Retour aux Articles
Article

Protection des données et intelligence artificielle en Europe : le grand défi juridique de l’avenir

Par Ramón Villot Sánchez, Directeur juridique & conformité

La régulation de la protection des données et son interaction avec l’intelligence artificielle (IA) est devenue l’un des plus grands défis juridiques de notre époque. L’Union européenne, à travers le Règlement général sur la protection des données (RGPD), a posé les bases d’un cadre légal exigeant, imposant de strictes obligations aux organisations qui développent ou utilisent des technologies basées sur l’IA.

RGPD et le principe de “Privacy by Design”

L’un des piliers du RGPD est le principe de « privacy by design » (protection de la vie privée dès la conception), qui impose que la protection des données personnelles soit intégrée dès les premières étapes de la conception de tout système technologique.

Cela signifie que le traitement des données doit toujours s’effectuer avec le consentement explicite de la personne concernée et dans le respect de mesures de sécurité strictes.

Le non-respect de ces dispositions n’est pas anodin : les sanctions peuvent atteindre jusqu’à 4 % du chiffre d’affaires annuel mondial d’une entreprise.

L’AI Act européen : contrôle et innovation

Depuis le 1er août 2024, le nouvel EU Artificial Intelligence Act est entré en vigueur avec un objectif clair : garantir que les systèmes d’IA fonctionnent de manière éthique, fiable et sécurisée.

Ce règlement adopte une approche fondée sur les risques, classant les applications d’IA selon leur impact potentiel et définissant des obligations différenciées pour chaque catégorie.

Le défi est ambitieux : protéger les droits fondamentaux sans freiner l’innovation technologique.

La position du Comité européen de la protection des données (CEPD / EDPB)

Le Comité européen de la protection des données (CEPD) a émis un avis essentiel concernant les principaux défis liés au traitement des données personnelles dans le contexte de l’IA, en se concentrant sur trois enjeux clés :

  • L’anonymisation des données : bien que nombreux soient les modèles d’IA qui prétendent traiter des données de manière anonyme, le CEPD précise que les données ne peuvent être considérées comme réellement anonymes que si le risque de ré‑identification est quasi nul.
  • L’intérêt légitime comme base légale : invoquer l’« intérêt légitime » pour justifier le traitement de données dans l’IA nécessite une évaluation minutieuse, mettant en balance cet intérêt avec des droits fondamentaux tels que la vie privée, la liberté d’expression et la non-discrimination.
  • La licéité des données utilisées : lorsque l’entraînement d’un modèle d’IA implique des données obtenues sans consentement ou d’origine douteuse, le CEPD recommande d’appliquer des techniques d’anonymisation dès le départ afin de réduire les risques juridiques.

Enjeux réels, solutions responsables

Les organisations qui ne gèrent pas correctement les risques liés à l’IA peuvent faire face à de graves conséquences juridiques — en particulier si elles pratiquent des techniques comme le web scraping ou l’achat de jeux de données non vérifiés.

En parallèle, les autorités européennes doivent trouver un juste équilibre entre la protection des droits des citoyens et la création d’un environnement favorable au développement technologique.

Dans ce contexte, il sera essentiel de simplifier le cadre réglementaire sans compromettre les garanties.

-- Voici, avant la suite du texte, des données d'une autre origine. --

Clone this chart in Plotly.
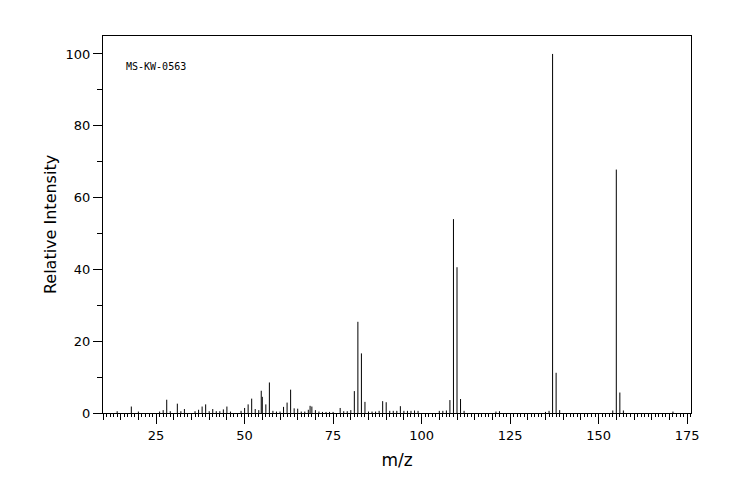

L’évolution de l’IA pose des défis qui ne peuvent se résoudre par une régulation rigide, mais plutôt par des cadres légaux dynamiques, favorisant la transparence, la responsabilité et l’éducation technologique.

IA et protection de la vie privée : avancer sans compromettre les droits

La relation entre intelligence artificielle et protection des données personnelles exige une approche globale. Il s’agit d’assurer la sécurité et la vie privée des individus, sans stopper les avancées technologiques.

La solution ne réside pas dans une régulation excessive, mais dans la promotion de :

  • l’autorégulation responsable,
  • la conformité éthique,
  • et la collaboration active entre législateurs, entreprises et société civile.

C’est seulement ainsi que nous pourrons exploiter pleinement le potentiel de l’IA, tout en bâtissant un socle de confiance solide et un respect durable des droits fondamentaux.